At 7.30pm prompt, as they did the very first time I heard them, when they also opened for Jethro Tull, Procol Harum started with Shine on Brightly. Geoff Whitehorn’s guitar riffs swirled resoundingly around the arena, filling up the covered space and spilling over to the open section that I circumnavigated in search of an optimal vantage point. Homburg and Pandora’s Box came next, followed by Whaling Stories; another Harpoon Ale felt more than justified. Sporting a smart white shirt and an elegant red jacket, Gary Brooker, at the helm of his piano keyboard, looked very much master and commander of HMS Procol and crew. When he addressed the audience, however, he assumed the role of financial consultant.
“Anyone out there have money invested with Lehman Brothers?” he inquired. I heard a few disgruntled remarks and some jeering whistles. Gary then turned spiritual advisor, adding “Well if you did, you’ve now got what we’ve all got.” He swung assertively into The Wall Street Blues, reminding us that “they couldn’t have done it without your greed” – point well taken: complicity stalks us at every turn. Tongue-in-cheek reflection of that particular Manhattan malaise became decidedly more solemn with a second song pertaining to New York, The Blink of an Eye, Keith Reid’s meditation on the events of 11 September 2001. No more living on easy street after that incident. A crowd-pleasing Simple Sister changed the mood completely, only for Gary to revert to a more melancholy vein with his next choice. He joked at first that he needed to “slow things down” because of cramp in a dodgy shoulder, and maintained the revelry a few seconds more by introducing bassist Matt Pegg as “formerly of Jethro Tull.” Then he got down to business.
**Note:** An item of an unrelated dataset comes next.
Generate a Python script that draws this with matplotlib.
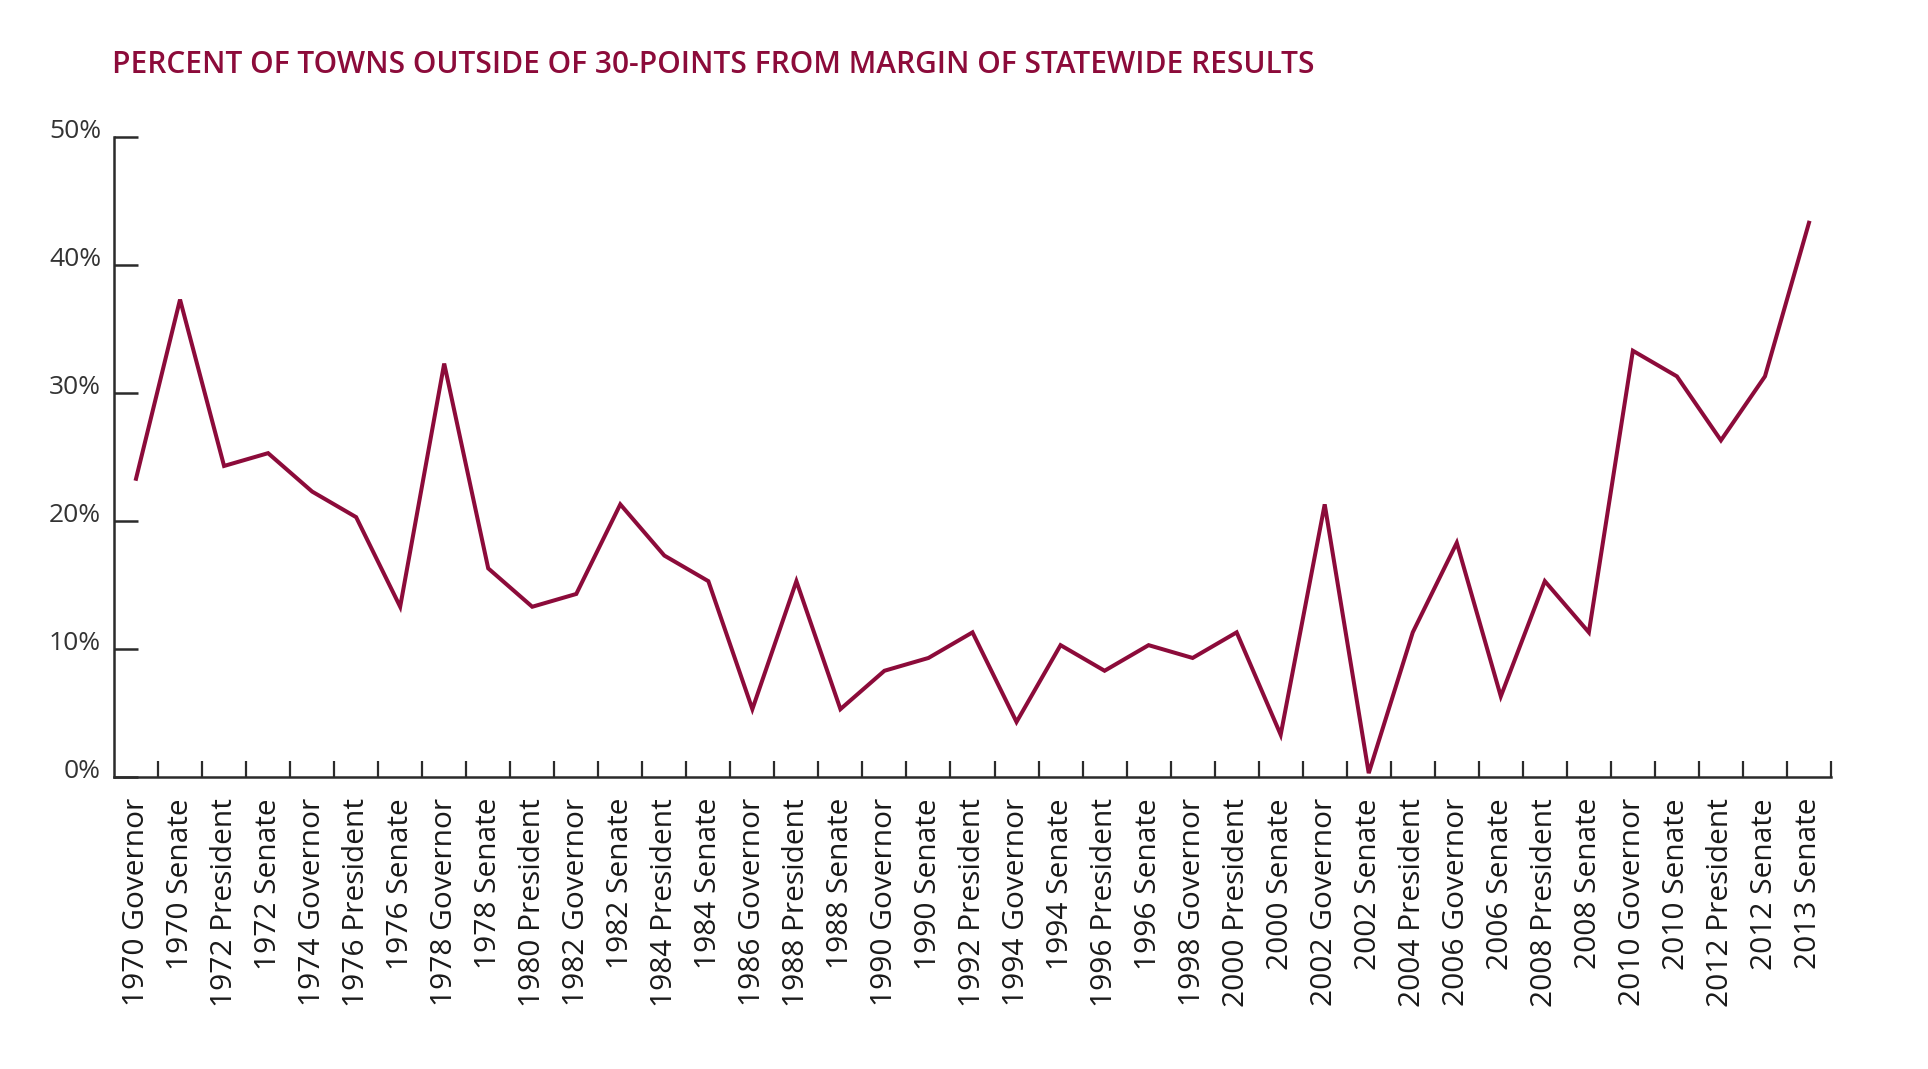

“We don’t play this often,” he remarked. I recognised immediately the sombre strains of Barnyard Story, which I was about to hear played live, four decades in the waiting. Roland Clare’s liner notes to the Live at Ledreborg CD offer some insightful comments from Gary himself about the repertoire, and how best to draw from it.
‘“A lot of Procol stuff is darkness,” he acknowledges. “We have a few slow
sunset songs; it’s harder to get the atmosphere of slow ones across – unless
it’s a Procol-friendly crowd.”’ Having judged the Boston audience to be
“Procol-friendly,” even though most people were there to hear Jethro Tull,
Gary’s instinct led him to deliver as dark but beautiful a song as ever was
written, right up there in my estimation with Henry Purcell’s finale to Dido
“Chicken in the farmyard, there’s an oven in your bin,” he sighed. “You are growing old with sorrow; you are growing fat with sin.” Midway through, Geoff strummed a funereal march, after which came the plaintive cry “Maybe death will be my cure,” the Procol Harum lyric echoing Purcell’s imagery of the grim reaper at times being hailed as “a welcome guest”: ‘When I am laid in earth, may my wrongs create / No trouble in thy breast. / Remember me, but forget my fate.’
Having ploughed a reflective furrow, Gary decided to stay put, offering next a heart-breaking rendition of A Salty Dog, during which I drifted back to the shores of my youth. The roll of Geoff Dunn’s drums was like the swell of the sea, furnishing nostalgic momentum. A rollicking Conquistador, featuring some stellar playing by organist Josh Phillips, led almost instantly into A Whiter Shade of Pale, with Geoff cupping his ear to prompt the crowd in calling out for more. It did, but to no avail.
“Always been a good town for Procol Harum, has Boston,” Gary responded as the band lined up to sustained applause, “despite that business about the tea.” Spoken like a proud, mindful member of the Order of the British Empire.